### AIM OF THE TASK:
Starting at the first line of the data below, retype every line up to and including the one containing "yticks = [180, 200, 220, 240, 260, 280, 300, 320, 340]".

### DATA BLOCK:
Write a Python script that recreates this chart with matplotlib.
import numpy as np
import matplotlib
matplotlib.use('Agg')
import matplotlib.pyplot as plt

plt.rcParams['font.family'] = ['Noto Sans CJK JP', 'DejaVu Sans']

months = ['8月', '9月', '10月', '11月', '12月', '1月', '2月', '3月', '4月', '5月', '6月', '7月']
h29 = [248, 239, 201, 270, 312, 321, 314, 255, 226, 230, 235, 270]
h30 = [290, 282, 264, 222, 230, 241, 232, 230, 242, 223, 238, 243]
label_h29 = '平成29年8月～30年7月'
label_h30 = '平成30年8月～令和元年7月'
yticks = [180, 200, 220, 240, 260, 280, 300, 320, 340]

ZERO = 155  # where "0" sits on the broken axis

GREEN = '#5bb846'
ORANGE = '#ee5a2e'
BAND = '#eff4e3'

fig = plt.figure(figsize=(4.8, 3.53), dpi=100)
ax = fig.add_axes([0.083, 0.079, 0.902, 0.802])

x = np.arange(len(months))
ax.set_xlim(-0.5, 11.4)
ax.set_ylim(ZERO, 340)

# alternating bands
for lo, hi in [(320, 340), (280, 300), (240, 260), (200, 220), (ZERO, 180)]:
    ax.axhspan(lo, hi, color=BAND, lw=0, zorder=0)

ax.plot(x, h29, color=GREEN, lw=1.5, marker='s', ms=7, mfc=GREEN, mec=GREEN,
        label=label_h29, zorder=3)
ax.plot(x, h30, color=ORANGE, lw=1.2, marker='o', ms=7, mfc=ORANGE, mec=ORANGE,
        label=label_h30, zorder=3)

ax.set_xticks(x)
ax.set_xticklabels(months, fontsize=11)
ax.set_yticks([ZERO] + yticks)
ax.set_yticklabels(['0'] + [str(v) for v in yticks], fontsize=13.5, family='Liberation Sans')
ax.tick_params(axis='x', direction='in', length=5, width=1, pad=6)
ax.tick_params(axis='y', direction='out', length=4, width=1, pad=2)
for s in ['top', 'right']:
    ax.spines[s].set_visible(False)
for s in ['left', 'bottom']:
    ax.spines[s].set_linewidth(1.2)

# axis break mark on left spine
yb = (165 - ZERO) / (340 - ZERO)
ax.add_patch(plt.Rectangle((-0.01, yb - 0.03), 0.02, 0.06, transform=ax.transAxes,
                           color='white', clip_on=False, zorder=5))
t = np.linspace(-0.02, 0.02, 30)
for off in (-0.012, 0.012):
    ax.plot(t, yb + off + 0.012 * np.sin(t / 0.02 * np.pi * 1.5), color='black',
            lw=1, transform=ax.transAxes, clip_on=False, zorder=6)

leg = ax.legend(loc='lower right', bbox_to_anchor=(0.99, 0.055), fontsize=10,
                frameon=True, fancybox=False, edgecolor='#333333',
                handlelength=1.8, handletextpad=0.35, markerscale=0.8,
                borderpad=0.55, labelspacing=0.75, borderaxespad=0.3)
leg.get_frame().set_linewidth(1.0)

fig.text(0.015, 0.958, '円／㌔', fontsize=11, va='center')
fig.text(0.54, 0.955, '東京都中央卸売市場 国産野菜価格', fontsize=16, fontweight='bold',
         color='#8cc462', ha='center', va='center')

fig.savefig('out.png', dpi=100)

### FULL ANSWER:
Write a Python script that recreates this chart with matplotlib.
import numpy as np
import matplotlib
matplotlib.use('Agg')
import matplotlib.pyplot as plt

plt.rcParams['font.family'] = ['Noto Sans CJK JP', 'DejaVu Sans']

months = ['8月', '9月', '10月', '11月', '12月', '1月', '2月', '3月', '4月', '5月', '6月', '7月']
h29 = [248, 239, 201, 270, 312, 321, 314, 255, 226, 230, 235, 270]
h30 = [290, 282, 264, 222, 230, 241, 232, 230, 242, 223, 238, 243]
label_h29 = '平成29年8月～30年7月'
label_h30 = '平成30年8月～令和元年7月'
yticks = [180, 200, 220, 240, 260, 280, 300, 320, 340]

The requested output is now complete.